A Rehoboth garden blossoms into a Sister Cities bond.
It’s a very big deal for a very young chapter of the 2,000-member-strong Sister Cities International: At the
tender age of four years, Rehoboth Beach Sister Cities Association won the worldwide organization’s 2014 Innovation Award for Arts and Culture for a beautiful Italian-style garden it planted on Baltimore Avenue. ‘We’re thrilled,” says Pat Coluzzi, president of RBSCA. “The garden has become quite popular.”
Rehoboth joined Sister Cities in 2010, a couple years after planting a monument to Giovanni da Verrazzano on the boardwalk, after former state historian Russ McCabe proved that the famed navigator had explored the Delaware Coast in 1524—long before the much celebrated Henry Hudson in 1609. Working with the Delaware Commission on Italian Culture and Heritage, Rehoboth established a link with the explorer’s hometown, Greve-in-Chianti, Italy. Then, the two cities planned a garden exchange as a way of sharing cultures and commemorating their friendship. RBSCA members traveled to Greve for the official opening of its Rehoboth-style garden in 2012. An envoy from Greve traveled to Rehoboth to dedicate its Italian-style garden last year.

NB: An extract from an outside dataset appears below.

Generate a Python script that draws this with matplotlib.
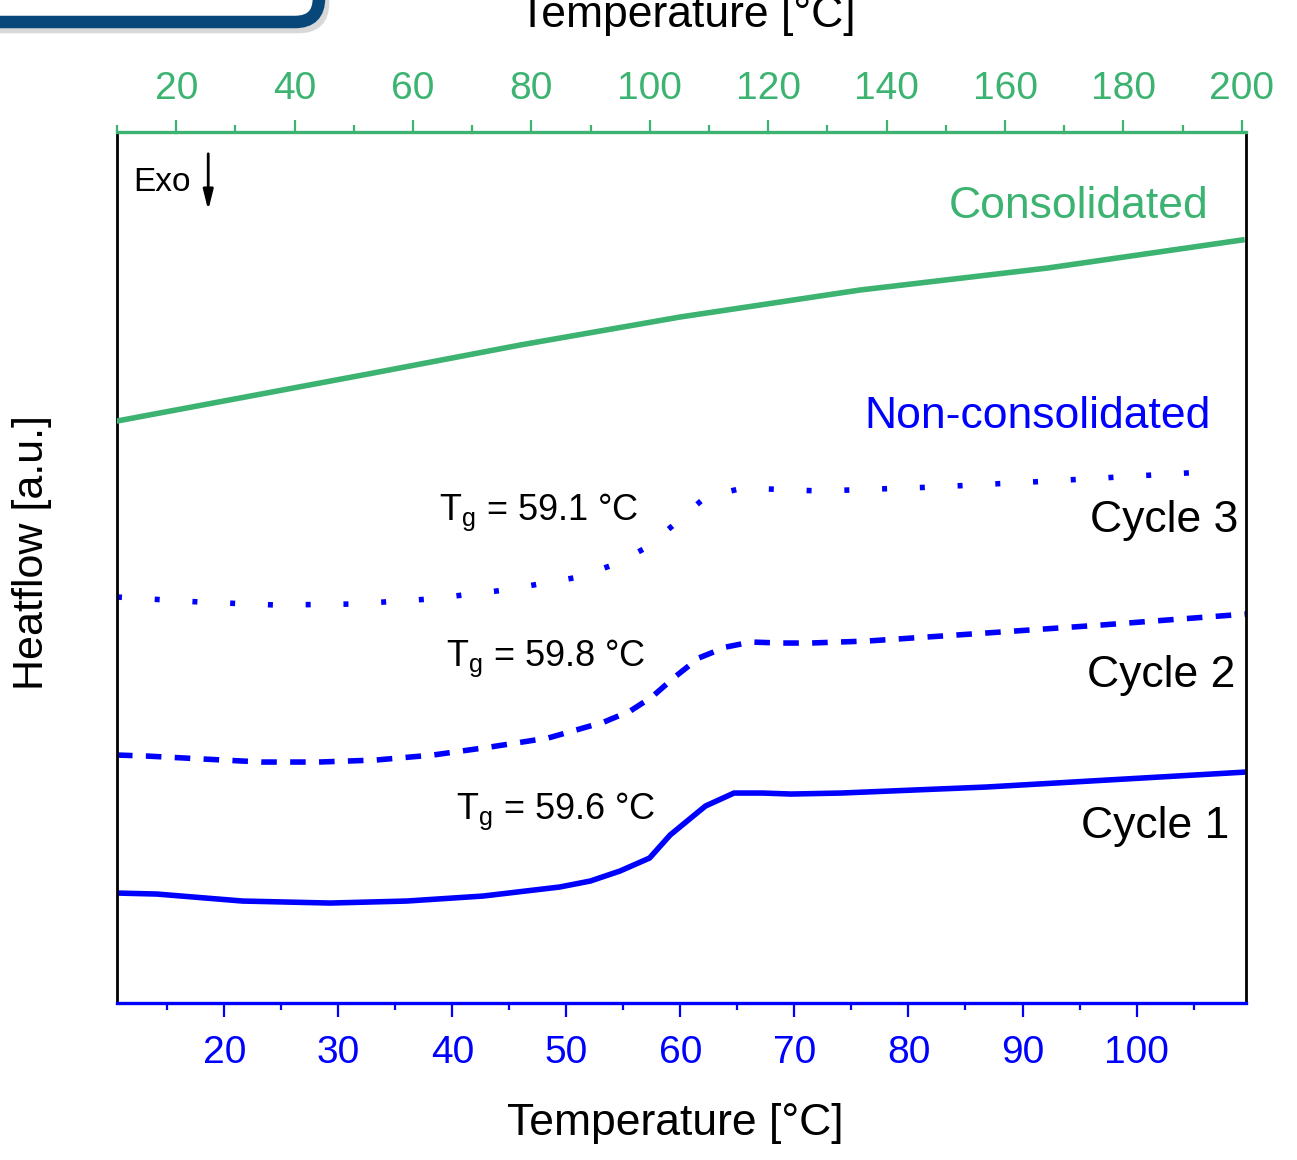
"""DSC heatflow curves: consolidated vs non-consolidated (3 cycles)"""

import matplotlib
matplotlib.use('Agg')
import matplotlib.pyplot as plt
from matplotlib.patches import FancyBboxPatch
from matplotlib.transforms import IdentityTransform

plt.rcParams['font.family'] = ['Liberation Sans', 'DejaVu Sans']
plt.rcParams['mathtext.fontset'] = 'custom'
plt.rcParams['mathtext.rm'] = 'Liberation Sans'
plt.rcParams['mathtext.it'] = 'Liberation Sans:italic'

GREEN = '#3cb371'; BLUE = '#0000ff'

# Consolidated sample (top temperature axis, 10-200 degC)
cons_T = [10, 52.4, 78.1, 105.1, 135.5, 167.2, 200]
cons_hf = [5.82, 6.29, 6.58, 6.86, 7.13, 7.35, 7.63]

# Non-consolidated sample (bottom temperature axis)
c1_T = [10.6, 14.1, 21.6, 29.3, 36.0, 42.7, 49.4, 52.1, 54.7, 57.3, 59.1, 60.7,
        62.2, 64.7, 67.2, 69.7, 74.1, 86.8, 109.6]
c1_hf = [1.10, 1.09, 1.02, 1.00, 1.02, 1.07, 1.16, 1.22, 1.32, 1.45, 1.68, 1.83,
         1.97, 2.10, 2.10, 2.09, 2.10, 2.16, 2.31]
c2_T = [10.6, 13.2, 18.2, 23.3, 28.3, 33.3, 38.3, 43.3, 48.4, 53.3, 55.6, 57.5,
        59.4, 61.6, 64.0, 66.2, 68.8, 71.4, 76.4, 86.8, 96.9, 109.6]
c2_hf = [2.48, 2.47, 2.44, 2.41, 2.41, 2.43, 2.48, 2.56, 2.65, 2.81, 2.92, 3.06,
         3.25, 3.45, 3.56, 3.61, 3.60, 3.60, 3.62, 3.70, 3.78, 3.89]
c3_T = [10.6, 17.9, 24.6, 31.3, 38.0, 44.6, 51.1, 54.3, 57.1, 59.6, 62.2, 65.5,
        72.3, 82.3, 92.4, 105.9]
c3_hf = [4.06, 4.01, 3.98, 3.99, 4.04, 4.13, 4.26, 4.39, 4.56, 4.80, 5.06, 5.15,
         5.12, 5.16, 5.22, 5.31]

tg_labels = ['59.1', '59.8', '59.6']

fig = plt.figure(figsize=(12.97, 11.6), dpi=100)

# rounded frame fragment in the top-left corner
shadow = FancyBboxPatch((-36, 1133), 359, 120, boxstyle='round,pad=0,rounding_size=24',
                        transform=IdentityTransform(), fc='none', ec='#c8c8c8', lw=9, alpha=0.7)
frame = FancyBboxPatch((-40, 1138), 359, 120, boxstyle='round,pad=0,rounding_size=24',
                       transform=IdentityTransform(), fc='white', ec='#07477a', lw=9)
fig.patches.extend([shadow, frame])

ax = fig.add_axes([0.0902, 0.1353, 0.8705, 0.7509])
ax.plot(c1_T, c1_hf, color=BLUE, lw=4.0, solid_joinstyle='round')
ax.plot(c2_T, c2_hf, color=BLUE, lw=4.0, ls=(0, (2.8, 2.4)), dash_capstyle='butt')
ax.plot(c3_T, c3_hf, color=BLUE, lw=4.0, ls=(0, (0.9, 5.9)), dash_capstyle='butt')
ax.set_xlim(10.6, 109.6); ax.set_ylim(0, 8.71)
ax.set_xticks(range(20, 101, 10)); ax.set_xticks(range(15, 110, 10), minor=True)
ax.set_yticks([])
ax.tick_params(axis='x', which='major', direction='out', length=10, width=1.6,
               color=BLUE, labelcolor=BLUE, labelsize=28, pad=13)
ax.tick_params(axis='x', which='minor', direction='out', length=5, width=1.6, color=BLUE)
ax.spines['bottom'].set_color(BLUE); ax.spines['bottom'].set_linewidth(2.4)
for s in ['left', 'right']:
    ax.spines[s].set_color('black'); ax.spines[s].set_linewidth(2.0)
ax.spines['top'].set_visible(False)

ax2 = ax.twiny()
ax2.plot(cons_T, cons_hf, color=GREEN, lw=4.0)
ax2.set_xlim(10, 200.7)
ax2.set_xticks(range(20, 201, 20)); ax2.set_xticks(range(10, 200, 20), minor=True)
ax2.tick_params(axis='x', which='major', direction='out', length=9, width=1.6,
                color=GREEN, labelcolor=GREEN, labelsize=28, pad=9)
ax2.tick_params(axis='x', which='minor', direction='out', length=5, width=1.6, color=GREEN)
ax2.spines['top'].set_color(GREEN); ax2.spines['top'].set_linewidth(2.4)
for s in ['left', 'right', 'bottom']:
    ax2.spines[s].set_visible(False)

# annotations
ax.text(106.3, 7.85, 'Consolidated', color=GREEN, fontsize=32, ha='right', va='baseline')
ax.text(106.5, 5.75, 'Non-consolidated', color=BLUE, fontsize=32, ha='right', va='baseline')
ax.text(108.9, 4.71, 'Cycle 3', fontsize=32, ha='right', va='baseline')
ax.text(108.7, 3.16, 'Cycle 2', fontsize=32, ha='right', va='baseline')
ax.text(108.1, 1.65, 'Cycle 1', fontsize=32, ha='right', va='baseline')
for x, y, tg in zip([38.85, 39.45, 40.3], [4.83, 3.37, 1.84], tg_labels):
    ax.text(x, y, r'T$_\mathregular{g}$ = ' + tg + ' °C', fontsize=26, ha='left', va='baseline')
ax.text(12.05, 8.12, 'Exo', fontsize=24, ha='left', va='baseline')
ax.annotate('', xy=(18.6, 7.9), xytext=(18.6, 8.52),
            arrowprops=dict(arrowstyle='-|>,head_length=1.2,head_width=0.3', color='black', lw=2.0))

fig.text(675 / 1297, 1 - 1135 / 1160, 'Temperature [°C]', fontsize=32, ha='center', va='baseline')
fig.text(687 / 1297, 1 - 27 / 1160, 'Temperature [°C]', fontsize=32, ha='center', va='baseline')
fig.text(32 / 1297, 1 - 553 / 1160, 'Heatflow [a.u.]', fontsize=31, rotation=90, ha='center', va='center')

plt.savefig('out.png', dpi=100)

RBSCA collaborated with the Delaware Commission on Italian Heritage and Culture, the city of Rehoboth Beach, regional Italian-American organizations, local Italian-American business owners and Sposato Landscape to create the garden. Coluzzi traveled to the Sister Cities International conference in San Jose, Calif., to receive the award in early August.
RBSCA has also participated in a student exchange with Greve, and Coluzzi hopes for an artist exchange in the near future. “The whole idea of a garden exchange was a lot of fun,” she says. “People have family photos taken there, wedding photos. It’s become quite popular.” She says with a laugh, “we’re just trying to show that the city of Rehoboth has things besides a boardwalk.”